On that point, while FVAL has beaten out value-factor ETF, it doesn’t quite match up to the actual S&P 500 or even the iShares Russell 1000 ETF (IWB), which is based on the index FVAL uses to screen out companies. Over the past year, FVAL’s 17% total return trails the 22% gain from SPY and 21% return of IWB.
What’s Next For FVAL
With a bullish view on stocks, there’s a good chance FVAL will be trading higher by this time next year. The backdrop of resilient economic conditions, while inflation has trended lower, should continue to represent a positive operating and financial environment for most companies.
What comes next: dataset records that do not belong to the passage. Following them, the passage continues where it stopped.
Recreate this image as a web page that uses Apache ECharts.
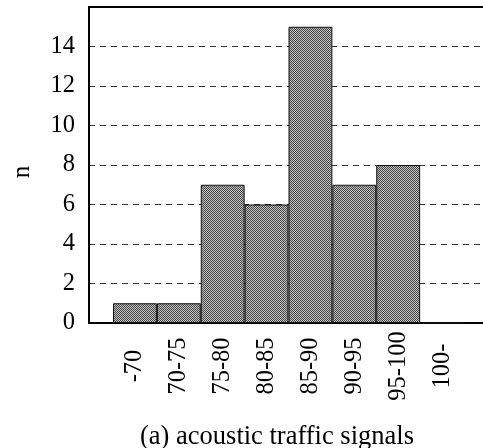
<!DOCTYPE html>
<html>
<head>
<meta charset="utf-8">
<script src="https://cdn.jsdelivr.net/npm/echarts@6/dist/echarts.min.js"></script>
<style>
  html, body { margin: 0; padding: 0; background: #fff; }
  #chart { width: 483px; height: 448px; }
</style>
</head>
<body>
<div id="chart"></div>
<script>
// Sound level bins and number of signals in each
const categories = ['-70', '70-75', '75-80', '80-85', '85-90', '90-95', '95-100', '100-'];
const counts = [1, 1, 7, 6, 15, 7, 8, 0];
const yTicks = [0, 2, 4, 6, 8, 10, 12, 14, 16];
const yAxisName = 'n';
const caption = '(a) acoustic traffic signals';

const FONT = "'Liberation Serif', 'Times New Roman', serif";

// checkerboard halftone fill for the bars
function halftone() {
  const c = document.createElement('canvas');
  c.width = 2; c.height = 2;
  const g = c.getContext('2d');
  g.fillStyle = '#c4c4c4'; g.fillRect(0, 0, 2, 2);
  g.fillStyle = '#444444'; g.fillRect(0, 0, 1, 1); g.fillRect(1, 1, 1, 1);
  return c;
}

const yMin = yTicks[0], yMax = yTicks[yTicks.length - 1], yStep = yTicks[1] - yTicks[0];

const chart = echarts.init(document.getElementById('chart'), null, { renderer: 'canvas' });
chart.setOption({
  animation: false,
  backgroundColor: '#fff',
  title: {
    text: caption,
    left: 272, top: 419, textAlign: 'center',
    textStyle: { fontFamily: FONT, fontSize: 26.5, fontWeight: 'normal', color: '#000' }
  },
  grid: [
    // bars
    { left: 113, right: 19, top: 7, bottom: 125 },
    // frame, grid lines and value labels
    { left: 89, right: -3, top: 7, bottom: 125 }
  ],
  xAxis: [
    {
      type: 'category', gridIndex: 0, data: categories,
      axisLine: { show: false }, axisTick: { show: false },
      axisLabel: {
        rotate: 90, align: 'center', verticalAlign: 'middle', margin: 43,
        fontFamily: FONT, fontSize: 24.5, color: '#000', interval: 0
      }
    },
    {
      type: 'value', gridIndex: 1, min: 0, max: 1, position: 'bottom',
      axisLine: { show: true, lineStyle: { color: '#000', width: 2 } },
      axisTick: { show: false }, axisLabel: { show: false }, splitLine: { show: false }
    },
    {
      type: 'value', gridIndex: 1, min: 0, max: 1, position: 'top',
      axisLine: { show: true, lineStyle: { color: '#000', width: 2 } },
      axisTick: { show: false }, axisLabel: { show: false }, splitLine: { show: false }
    }
  ],
  yAxis: [
    {
      type: 'value', gridIndex: 0, min: yMin, max: yMax, interval: yStep,
      show: false
    },
    {
      type: 'value', gridIndex: 1, min: yMin, max: yMax, interval: yStep,
      name: yAxisName, nameLocation: 'middle', nameGap: 54, nameRotate: 90,
      nameTextStyle: { fontFamily: FONT, fontSize: 25, color: '#000', padding: [0, 14, 0, 0] },
      axisLine: { show: true, lineStyle: { color: '#000', width: 2 } },
      axisTick: { show: false },
      axisLabel: {
        margin: 14, fontFamily: FONT, fontSize: 24.5, color: '#000',
        showMaxLabel: false
      },
      splitLine: {
        show: true, showMinLine: false, showMaxLine: false,
        lineStyle: { color: '#333', width: 1, type: [6, 5] }
      }
    }
  ],
  series: [
    {
      type: 'bar', xAxisIndex: 0, yAxisIndex: 0,
      data: counts, barWidth: '100%', barCategoryGap: 0, z: 5,
      itemStyle: {
        color: { image: halftone(), repeat: 'repeat' },
        borderColor: '#111', borderWidth: 1
      }
    }
  ]
});
</script>
</body>
</html>
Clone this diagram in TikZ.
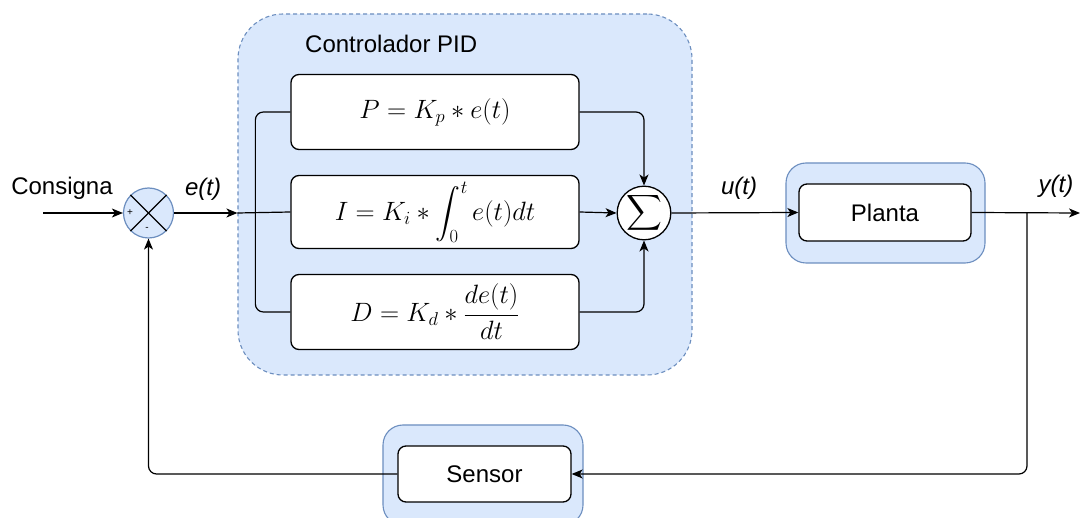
\RequirePackage{fix-cm}
\documentclass[tikz,border=0pt]{standalone}
\usepackage{amsmath}
\usepackage{fontspec}
\setmainfont{Liberation Sans}
\usetikzlibrary{arrows.meta}
\definecolor{groupfill}{HTML}{DAE8FC}
\definecolor{groupline}{HTML}{6C8EBF}
\tikzset{
  group/.style={draw=groupline, fill=groupfill, line width=1.1pt, inner sep=0pt},
  block/.style={draw=black, fill=white, rounded corners=8pt, line width=1.3pt, inner sep=0pt,
    font=\fontsize{24}{28}\selectfont},
  formula/.style={block, font=\fontsize{26.5}{30}\selectfont},
  label/.style={font=\fontsize{24}{28}\selectfont, inner sep=0pt},
  wire/.style={line width=1.2pt, -{Stealth[length=11pt, width=9pt, inset=3pt]}},
  plain/.style={line width=1.2pt},
  junction/.style={circle, draw=groupline, fill=groupfill, line width=1.2pt, minimum size=50pt, inner sep=0pt},
  adder/.style={circle, draw=black, fill=white, line width=1.3pt, minimum size=50pt, inner sep=0pt,
    font=\fontsize{27}{30}\selectfont},
}
\begin{document}
\begin{tikzpicture}[x=1pt, y=-1pt]
\useasboundingbox (0,0) rectangle (1080,518);
\clip (0,0) rectangle (1080,518);

% containers
\node[group, dashed, dash pattern=on 4pt off 3pt, rounded corners=45pt,
  minimum width=454pt, minimum height=361pt] (pid) at (465,194.5) {};
\node[label, anchor=west] (pidtitle) at (305,44) {Controlador PID};
\node[group, rounded corners=20pt, minimum width=199pt, minimum height=100pt] (plantgroup) at (885.5,213) {};
\node[group, rounded corners=20pt, minimum width=200pt, minimum height=100pt] (sensorgroup) at (483,475) {};

% PID terms
\node[formula, minimum width=288pt, minimum height=75pt] (P) at (435,112) {$P = K_p * e(t)$};
\node[formula, minimum width=288pt, minimum height=73pt] (I) at (435,212) {$I = K_i * \displaystyle\int_0^t e(t)dt$};
\node[formula, minimum width=288pt, minimum height=75pt] (D) at (435,312) {$D = K_d * \dfrac{de(t)}{dt}$};

% plant and sensor
\node[block, minimum width=172pt, minimum height=57pt] (plant) at (885,212.5) {Planta};
\node[block, minimum width=173pt, minimum height=56pt] (sensor) at (484.5,474) {Sensor};

% summing points
\node[junction] (err) at (148.5,213) {};
\draw[plain] (err.north west) -- (err.south east);
\draw[plain] (err.north east) -- (err.south west);
\node[font=\fontsize{10}{10}\selectfont, inner sep=0pt] (plus) at (130,213) {+};
\node[font=\fontsize{10}{10}\selectfont, inner sep=0pt] (minus) at (147,229) {-};
\node[adder] (sum) at (644,213) {$\displaystyle\sum$};

% signal labels
\node[label] (consigna) at (62,188) {Consigna};
\node[label, font=\fontsize{24}{28}\selectfont\itshape] (et) at (203,189) {e(t)};
\node[label, font=\fontsize{24}{28}\selectfont\itshape] (ut) at (739,188) {u(t)};
\node[label, font=\fontsize{24}{28}\selectfont\itshape] (yt) at (1056,186) {y(t)};

% connectors
\coordinate (input) at (43,213);
\coordinate (output) at (1080,213);
\coordinate (branch) at (1027,213);
\draw[wire] (input) -- (err.west);
\draw[wire] (err.east) -- (pid.west |- err);
\draw[plain] (pid.west |- err) -- (I.west);
\draw[plain, rounded corners=8pt] (P.west) -- ++(-35,0) |- (D.west);
\draw[wire, rounded corners=8pt] (P.east) -| (sum.north);
\draw[wire] (I.east) -- (sum.west);
\draw[wire, rounded corners=8pt] (D.east) -| (sum.south);
\draw[wire] (sum.east) -- (plant.west);
\draw[wire] (plant.east) -- (output);
\draw[wire, rounded corners=8pt] (branch) |- (sensor.east);
\draw[wire, rounded corners=8pt] (sensor.west) -| (err.south);
\end{tikzpicture}
\end{document}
While there is some uncertainty on the timing and pace, expected Fed rate cuts later this year should also provide a boost to financial market conditions.
That being said, we don’t recommend FVAL as a “value” ETF, considering its particular portfolio composition and indexed methodology go beyond the spirit or ideal of what the factor should represent, in our opinion.
Investors seeking to reduce portfolio volatility or concentration away from mega-cap tech leaders will need to look elsewhere into sectors that may be out of favor today but have the potential to outperform through the next market cycle.
Final Thoughts
In a market with thousands of ETFs, some are better than others, at capturing a particular exposure, strategy, or theme. FVAL is an otherwise high-quality fund but blurs the line of what most investors consider to be a value fund. A close look is required for investors to understand what they’re getting and whether that can make sense in the context of their existing investment objectives.